When someone on your team presents a problem without offering data to back up their assertion, that’s your moment to ask a question. Take a minute to pause and consider what you just heard. Go to your data sources and check out how big the issue is. Make sure your team has immediate access to data to verify whether a problem is school-wide, limited to a smaller group of students, of even if it’s really a problem at all.
When They Keep Doing What They’ve Always Done
When we first made our applications available to schools, customers emailed our personal inboxes or called our direct office lines whenever they had a question about their accounts. Twelve years later, and with more than 5,000 schools using our applications, we operated our customer support the same way we did when we had fewer than 10 subscriptions. Sure, we noticed the way questions got lost when one of us was away from the office, but we valued the personal connection schools had to us and our applications. Then, one day, someone asked why we managed customer contact like this. No one could come up with a better answer than, “It’s just the way we’ve always done it.
The first day a team meets, it starts to establish routines. From the way the agenda gets set, to how you make decisions, these team routines can be hard to change – even when it’s painfully obvious they’re getting in the way of progress. Researchers call this an escalation of commitment – when teams are so entrenched in their existing processes, they fully miss the fact that changing course might get them better outcomes. The only way to disrupt this is to establish a norm in your team that asking questions, and providing critical feedback is welcome and expected. Our customer support team was one where people felt comfortable asking those critical questions - even questions about the way we operated for the last 12 years. From that one question, “Why?” he exposed a part of our process holding us back from gaining the efficiency we really needed. By challenging the way we’ve always done things, his question made it possible for us to support an ever-growing number of customers committed to making their schools more effective for all students.

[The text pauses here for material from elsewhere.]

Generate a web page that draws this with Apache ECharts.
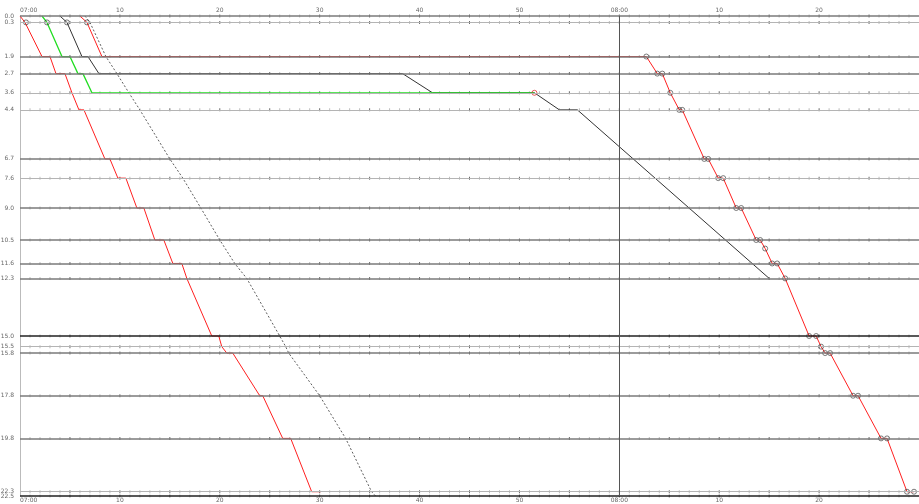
<!DOCTYPE html>
<html>
<head>
<meta charset="utf-8">
<script src="https://cdn.jsdelivr.net/npm/echarts@6/dist/echarts.min.js"></script>
<style>html,body{margin:0;padding:0;background:#fff}#c{width:919px;height:504px}</style>
</head>
<body>
<div id="c"></div>
<script>
// Stations (km) and train paths: [minutes after 07:00, km]
const stations = [0.0, 0.3, 1.9, 2.7, 3.6, 4.4, 6.7, 7.6, 9.0, 10.5, 11.6, 12.3, 15.0, 15.5, 15.8, 17.8, 19.8, 22.3, 22.5];
const lightStations = [0.3, 3.6, 4.4, 7.6, 15.5, 22.3];
const blackStations = [15.0, 22.5];

const redA = [[0,0],[0.5,0.3],[2.2,1.9],[3.0,1.9],[3.6,2.7],[4.5,2.7],[5.2,3.6],[5.9,4.4],[6.4,4.4],[8.5,6.7],[9.0,6.7],[9.8,7.6],[10.6,7.6],[11.7,9.0],[12.4,9.0],[13.5,10.5],[14.4,10.5],[15.3,11.6],[16.2,11.6],[16.7,12.3],[19.2,15.0],[19.9,15.0],[20.2,15.5],[20.7,15.8],[21.3,15.8],[24.0,17.8],[24.3,17.8],[26.3,19.8],[27.1,19.8],[29.2,22.3],[30.1,22.3]];
const green = [[2.2,0],[2.7,0.3],[4.2,1.9],[5.0,1.9],[5.8,2.7],[6.3,2.7],[7.2,3.6],[51.5,3.6]];
const black = [[4.0,0],[4.7,0.3],[6.2,1.9],[6.8,1.9],[7.9,2.7],[38.3,2.7],[41.3,3.6],[51.5,3.6],[54.0,4.4],[55.8,4.4],[75.0,12.3]];
const redB = [[6.0,0],[6.7,0.3],[8.2,1.9],[62.7,1.9],[63.8,2.7],[64.3,2.7],[65.1,3.6],[66.0,4.4],[66.3,4.4],[68.5,6.7],[68.9,6.7],[69.9,7.6],[70.4,7.6],[71.7,9.0],[72.2,9.0],[73.7,10.5],[74.1,10.5],[74.6,10.9],[75.3,11.6],[75.8,11.6],[76.6,12.3],[79.0,15.0],[79.7,15.0],[80.2,15.5],[80.6,15.8],[81.1,15.8],[83.4,17.8],[83.9,17.8],[86.2,19.8],[86.8,19.8],[88.8,22.3],[89.5,22.3]];
const dashed = [[6.5,0],[7.0,0.3],[8.6,1.9],[9.7,2.7],[10.9,3.6],[12.0,4.4],[15.0,6.7],[16.3,7.6],[18.1,9.0],[20.0,10.5],[21.5,11.6],[22.7,12.3],[26.0,15.0],[26.6,15.5],[26.9,15.8],[30.0,17.8],[32.6,19.8],[35.2,22.3],[35.6,22.5]];
const startMarks = [[0.6,0.3],[2.7,0.3],[4.7,0.3],[6.7,0.3]];
const greenEnd = [[51.5,3.6]];
const timeMin = 0, timeMax = 90;
const centerLine = 60;

const pad = n => (n < 10 ? '0' : '') + n;
const fmtTime = v => (v % 60 === 0) ? pad(7 + v / 60) + ':00' : pad(v % 60);

// small tick marks along each station line
const minorTicks = [], majorTicks = [];
stations.forEach(s => {
  for (let m = timeMin + 1; m < timeMax; m++) {
    (m % 5 === 0 ? majorTicks : minorTicks).push([m, s]);
  }
});

const stationLines = stations.map(s => {
  const light = lightStations.includes(s);
  const blk = blackStations.includes(s);
  return {
    yAxis: s,
    lineStyle: {
      color: blk ? '#222' : (light ? '#b4b4b4' : '#7a7a7a'),
      width: light ? 1 : 1.5,
      type: 'solid'
    },
    label: { show: true }
  };
});
stationLines.push({ xAxis: centerLine, lineStyle: { color: '#555', width: 1, type: 'solid' }, label: { show: false } });

const xAxisBase = {
  type: 'value', min: timeMin, max: timeMax, interval: 10,
  axisLine: { show: false }, axisTick: { show: false }, splitLine: { show: false },
  axisLabel: { fontSize: 6, color: '#666', formatter: fmtTime, alignMinLabel: 'left', showMaxLabel: false, fontFamily: 'DejaVu Sans' }
};

const lineSeries = (data, color, width, type) => ({
  type: 'line', data, showSymbol: false, symbol: 'none', z: 3,
  lineStyle: { color, width, type: type || 'solid' }, animation: false, silent: true
});

const option = {
  animation: false,
  backgroundColor: '#fff',
  grid: { left: 20, right: 0, top: 16, bottom: 8 },
  xAxis: [
    Object.assign({}, xAxisBase, { position: 'top', axisLabel: Object.assign({}, xAxisBase.axisLabel, { margin: 3 }) }),
    Object.assign({}, xAxisBase, { position: 'bottom', axisLabel: Object.assign({}, xAxisBase.axisLabel, { margin: 1 }) })
  ],
  yAxis: {
    type: 'value', inverse: true, min: 0, max: 22.5,
    axisLabel: { show: false }, axisTick: { show: false }, splitLine: { show: false },
    axisLine: { show: true, lineStyle: { color: '#bbb', width: 1 } }
  },
  series: [
    {
      type: 'scatter', data: minorTicks, symbol: 'rect', symbolSize: [1, 3], z: 1, silent: true,
      itemStyle: { color: '#aaa' },
      markLine: {
        silent: true, symbol: ['none', 'none'], animation: false,
        label: { position: 'start', distance: 6, fontSize: 6, color: '#666', fontFamily: 'DejaVu Sans', formatter: p => Number(p.value).toFixed(1) },
        data: stationLines
      }
    },
    { type: 'scatter', data: majorTicks, symbol: 'rect', symbolSize: [1, 3], z: 1, silent: true, itemStyle: { color: '#444' } },
    lineSeries(dashed, '#333', 0.8, [2, 2]),
    lineSeries(redA, '#ff2020', 1),
    lineSeries(black, '#333', 1),
    lineSeries(green, '#22dd22', 1.3),
    lineSeries(redB, '#ff2020', 1),
    {
      type: 'scatter', data: redB.slice(3).concat(startMarks), symbol: 'circle', symbolSize: 5, z: 4, silent: true,
      itemStyle: { color: 'rgba(255,255,255,0)', borderColor: '#333', borderWidth: 0.8 }
    },
    {
      type: 'scatter', data: greenEnd, symbol: 'circle', symbolSize: 5, z: 4, silent: true,
      itemStyle: { color: 'rgba(255,255,255,0)', borderColor: '#e03030', borderWidth: 1 }
    }
  ]
};

const chart = echarts.init(document.getElementById('c'), null, { renderer: 'canvas' });
chart.setOption(option);
</script>
</body>
</html>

See. None of these strategies are shocking. Successful teams get that way when teammates listen to each other and care about how a discussion makes someone feel. They create safe spaces for critical thought and no one dominates the meeting. Knowing how to collaborate doesn't mean we're exempt from making mistakes. Make sure your team fully represents the people who have a stake in the decisions you make. Talk about the ways your solutions impact others and if you don't know, ask. Use data to check your assumptions and better define how big or small a problem really is. Finally, create norms for your team explicitly stating everyone is free to ask questions, respectfully challenge ideas, and offer alternatives. When teams decide to be inclusive of every member's perspective, they open themselves up to more successful solutions.